The drone attack last September disrupted 50 per cent of the kingdom’s oil production. The ongoing conflicts in the Middle East have made some investors think twice before buying the company’s shares.
“They are the best assets in the world, but I have no interest in owning Aramco given the security risks,” Ben Cleary, Asia chief executive officer at Tribeca Investment Partners, told SCMP, adding that the tensions in the Gulf show no signs of receding.
Analysts from 16 banks have provided a valuation of Saudi Aramco, ranging from $1.1 trillion to $2.5 trillion, as Saudi’s Prince Mohammed bin Salman expected. However, $1.5 trillion is considered the most realistic value given the previous incident and Saudi Aramco’s recovery following the intrusion.
Transparency and professionalism are also among the main issues before the IPO. There is no specific data about the size of Saudi oil reserves as Saudi Aramco has not handed over the audit of its reserves to an independent review since 1980.
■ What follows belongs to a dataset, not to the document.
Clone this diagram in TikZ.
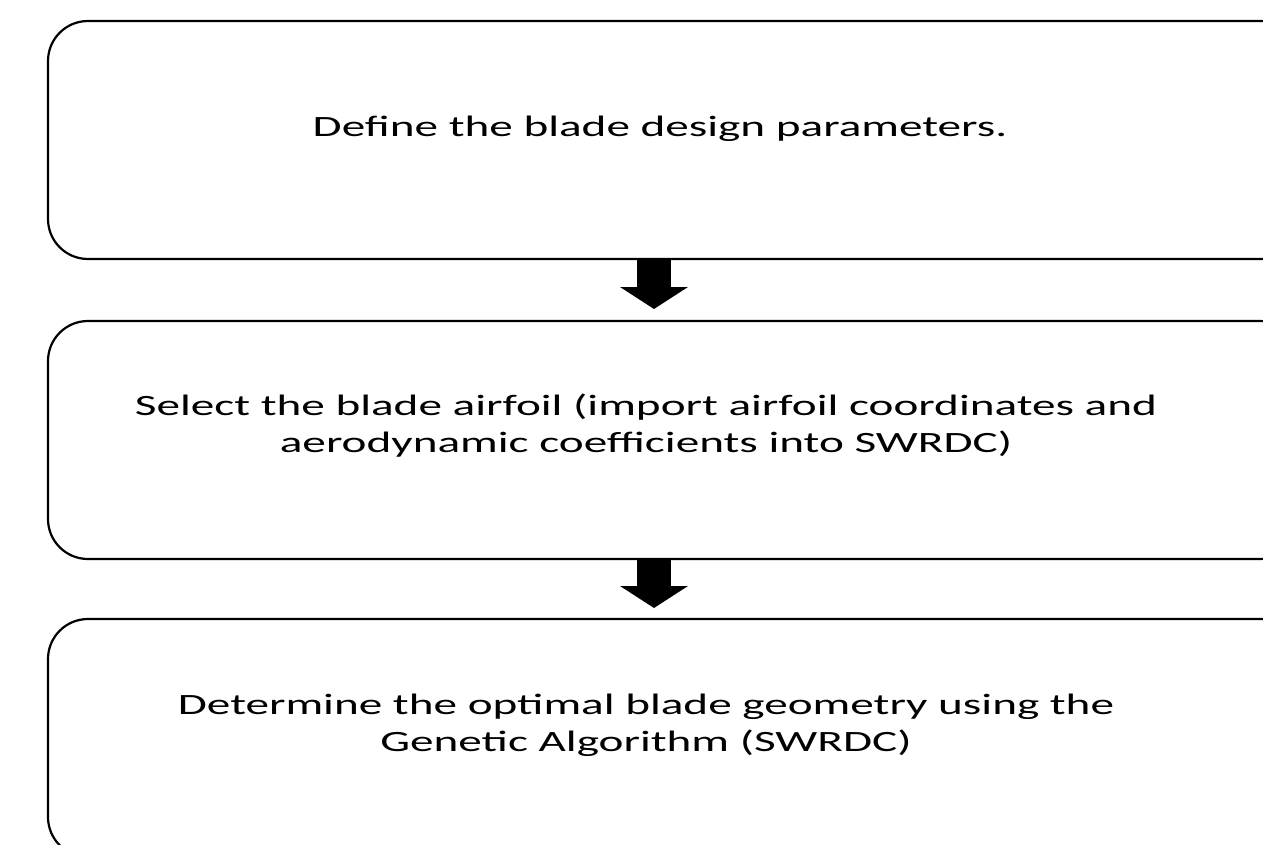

Saudi Aramco’s management team has little experience in running a public company, dealing with investors, and complying with complex regulations and procedures, CNBC wrote.
The demand for cleaner energy to curb the impact of climate change will pose a risk to Saudi Aramco’s business. As many companies are going greener, Saudi Aramco must be able to adapt to the current situation and demand.
Saudi’s Prince Mohammed bin Salman expects the IPO will raise billions of dollars to help the kingdom to curb dependence on oil. Per December 31, 2016, and 2017, the hydrocarbon industry contributed 43 per cent to the country’s GDP.
Saudi is busy developing alternative energy sources. In 2018, the oil-rich nation built a renewable energy facility to generate electricity in the next ten years, including 40 GW of photovoltaic solar power, three GW of concentrated solar power and 16 GW of wind power, Reuters reported.